A truth I have realized as I grow older is that God is more forgiving of me than I am of myself.  There are many people who walk through life with gnawing guilt. They are tortured by guilt, believing that they are forgiven by the ultimate judge, but yet they are condemned by a one person jury: themselves.

Forgiving yourself starts with one little phrase: “I am not perfect.” Can you say that to yourself right now? Some of you might be startled by this idea, thinking, “What do you mean I’m not perfect?” People who are perfectionists have zero tolerance for mistakes in their lives. Even with the “little” stuff, they cannot abide committing errors. They may allow others to make mistakes, but are self-condemning and reluctant to forgive themselves. They imprison themselves in a jail of self-centered anger and throw away the key.

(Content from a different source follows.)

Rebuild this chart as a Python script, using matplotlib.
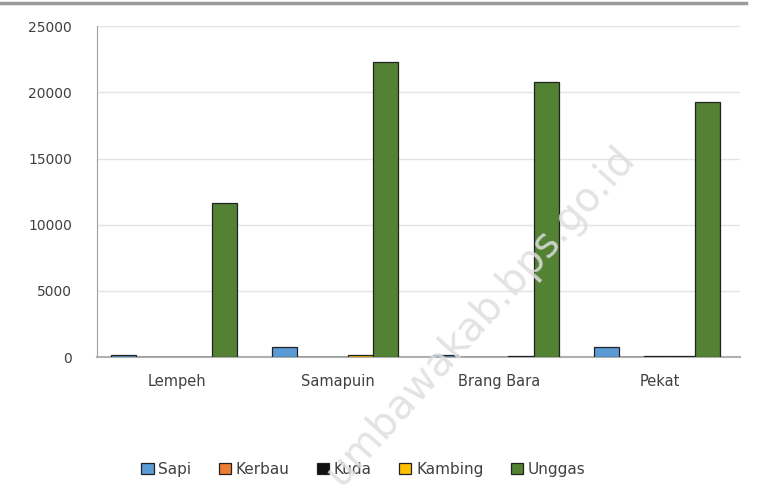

If such a person loses a phone number, locks his or her keys in the car or deletes something from the computer, the reaction is to blow up at themselves. Dr. Chris Thurman in his book Truths We Must Believe says, “These people are convinced that this minor lapse is just one more bit of conclusive proof that they have no value as an individual.” They believe that if I do something stupid, I am stupid. This mindset continues with the heaping on of self-condemnation. Each mistake underscores a lack of perfection which leads to more and more abuse.

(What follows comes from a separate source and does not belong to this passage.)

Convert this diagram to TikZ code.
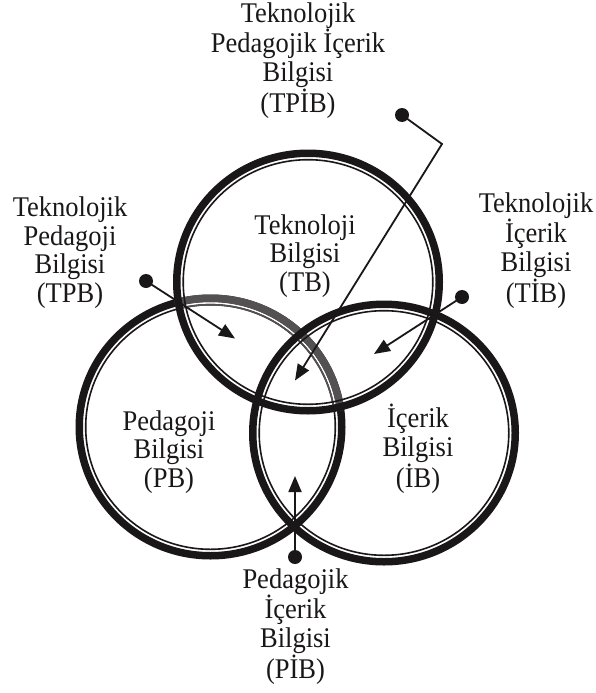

When you learn to forgive yourself, you can forgive yourself for mistakes you make, not judge yourself, wrongly, for who you are.  Turn you’re stupid, to you do stupid things. Change you’re a loser, to sometimes you lose. Modify you’re a mistake, to sometimes you make mistakes. Alter you’re a failure, to sometimes you fail. Transform your thinking and forgive yourself for your mistakes.

Who you are and what you do are different things. Only by separating the two will ever know the power of forgiveness.

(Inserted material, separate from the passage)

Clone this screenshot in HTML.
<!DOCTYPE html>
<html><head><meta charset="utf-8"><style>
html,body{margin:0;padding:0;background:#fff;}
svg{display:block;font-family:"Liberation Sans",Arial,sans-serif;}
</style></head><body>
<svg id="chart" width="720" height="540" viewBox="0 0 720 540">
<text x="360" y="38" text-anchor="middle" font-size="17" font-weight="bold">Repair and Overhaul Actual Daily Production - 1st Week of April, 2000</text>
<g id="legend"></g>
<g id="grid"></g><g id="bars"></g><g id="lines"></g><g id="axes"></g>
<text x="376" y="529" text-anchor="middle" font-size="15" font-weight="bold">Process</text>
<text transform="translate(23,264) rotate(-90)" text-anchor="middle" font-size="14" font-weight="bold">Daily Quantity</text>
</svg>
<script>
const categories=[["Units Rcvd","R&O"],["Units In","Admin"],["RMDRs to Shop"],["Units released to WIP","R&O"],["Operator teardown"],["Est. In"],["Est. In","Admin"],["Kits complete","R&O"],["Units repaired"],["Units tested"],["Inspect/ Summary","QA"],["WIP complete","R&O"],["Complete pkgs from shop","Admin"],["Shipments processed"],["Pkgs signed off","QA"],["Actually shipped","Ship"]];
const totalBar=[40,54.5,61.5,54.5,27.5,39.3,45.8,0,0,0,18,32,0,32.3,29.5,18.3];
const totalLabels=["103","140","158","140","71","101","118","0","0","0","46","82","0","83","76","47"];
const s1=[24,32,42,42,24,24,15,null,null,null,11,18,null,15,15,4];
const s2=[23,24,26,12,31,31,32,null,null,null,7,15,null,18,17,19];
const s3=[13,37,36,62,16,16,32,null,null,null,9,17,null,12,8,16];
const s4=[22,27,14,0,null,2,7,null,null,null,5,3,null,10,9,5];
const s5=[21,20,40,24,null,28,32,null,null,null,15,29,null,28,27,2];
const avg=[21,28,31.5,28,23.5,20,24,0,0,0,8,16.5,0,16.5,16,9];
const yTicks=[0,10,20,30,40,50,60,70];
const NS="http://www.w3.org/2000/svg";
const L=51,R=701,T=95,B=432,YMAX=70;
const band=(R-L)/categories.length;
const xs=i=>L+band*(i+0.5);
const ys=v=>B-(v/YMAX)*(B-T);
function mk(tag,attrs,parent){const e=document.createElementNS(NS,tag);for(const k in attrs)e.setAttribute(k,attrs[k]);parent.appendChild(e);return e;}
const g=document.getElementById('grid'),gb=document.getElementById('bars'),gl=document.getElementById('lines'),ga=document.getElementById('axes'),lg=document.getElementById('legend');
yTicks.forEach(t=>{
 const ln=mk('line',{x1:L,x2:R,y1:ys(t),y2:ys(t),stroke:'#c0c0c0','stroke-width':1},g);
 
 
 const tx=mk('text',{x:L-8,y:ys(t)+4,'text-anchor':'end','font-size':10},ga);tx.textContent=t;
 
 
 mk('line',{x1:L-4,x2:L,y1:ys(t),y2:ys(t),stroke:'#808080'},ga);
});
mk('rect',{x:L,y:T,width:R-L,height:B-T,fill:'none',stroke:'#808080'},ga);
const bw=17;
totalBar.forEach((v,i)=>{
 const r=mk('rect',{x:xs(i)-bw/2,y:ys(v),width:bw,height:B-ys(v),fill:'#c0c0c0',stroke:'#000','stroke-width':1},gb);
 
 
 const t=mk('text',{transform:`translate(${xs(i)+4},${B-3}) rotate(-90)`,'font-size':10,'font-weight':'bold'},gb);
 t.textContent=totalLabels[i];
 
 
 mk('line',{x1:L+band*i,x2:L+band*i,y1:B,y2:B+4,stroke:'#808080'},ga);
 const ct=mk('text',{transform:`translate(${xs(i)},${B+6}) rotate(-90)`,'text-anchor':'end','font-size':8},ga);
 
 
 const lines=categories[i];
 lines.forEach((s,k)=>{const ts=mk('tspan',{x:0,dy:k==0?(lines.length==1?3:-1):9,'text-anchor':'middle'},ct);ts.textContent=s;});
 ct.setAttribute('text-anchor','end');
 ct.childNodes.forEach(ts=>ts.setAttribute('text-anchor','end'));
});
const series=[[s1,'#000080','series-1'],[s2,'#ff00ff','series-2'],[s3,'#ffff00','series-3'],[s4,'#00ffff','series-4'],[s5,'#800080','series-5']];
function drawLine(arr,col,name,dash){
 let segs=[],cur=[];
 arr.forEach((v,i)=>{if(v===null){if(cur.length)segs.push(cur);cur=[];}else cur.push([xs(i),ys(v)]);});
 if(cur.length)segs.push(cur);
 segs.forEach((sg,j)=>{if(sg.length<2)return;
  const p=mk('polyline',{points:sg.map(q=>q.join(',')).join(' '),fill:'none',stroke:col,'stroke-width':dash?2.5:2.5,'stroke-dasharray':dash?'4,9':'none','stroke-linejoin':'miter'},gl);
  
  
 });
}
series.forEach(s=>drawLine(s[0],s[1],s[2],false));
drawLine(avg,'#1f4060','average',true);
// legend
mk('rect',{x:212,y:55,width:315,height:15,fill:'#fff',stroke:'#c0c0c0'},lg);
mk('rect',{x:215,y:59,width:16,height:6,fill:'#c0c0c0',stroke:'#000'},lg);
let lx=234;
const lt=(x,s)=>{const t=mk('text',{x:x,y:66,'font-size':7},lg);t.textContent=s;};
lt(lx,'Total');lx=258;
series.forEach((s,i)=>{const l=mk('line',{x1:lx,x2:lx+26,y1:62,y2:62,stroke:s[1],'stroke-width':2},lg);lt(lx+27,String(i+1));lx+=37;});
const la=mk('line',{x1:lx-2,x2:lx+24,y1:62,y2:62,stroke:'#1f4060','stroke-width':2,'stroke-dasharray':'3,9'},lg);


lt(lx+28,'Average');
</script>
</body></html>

Follow this simple rule: If you forgive yourself for what you do, you can accept yourself for who you are.

The Bible says, “While we were yet sinners” or “while we weren’t perfect,” God, who was perfect, forgave us. Because of His death on the cross, we stand before Him perfect. Forgiving ourselves is a process that begins with His grace, not our efforts.

Give yourself the grace to start over. Take responsibility for the wrong you do, admit it, confess it, but begin again. Forgiveness is all about starting over. If God  can forgive you, then you have the context to forgive yourself.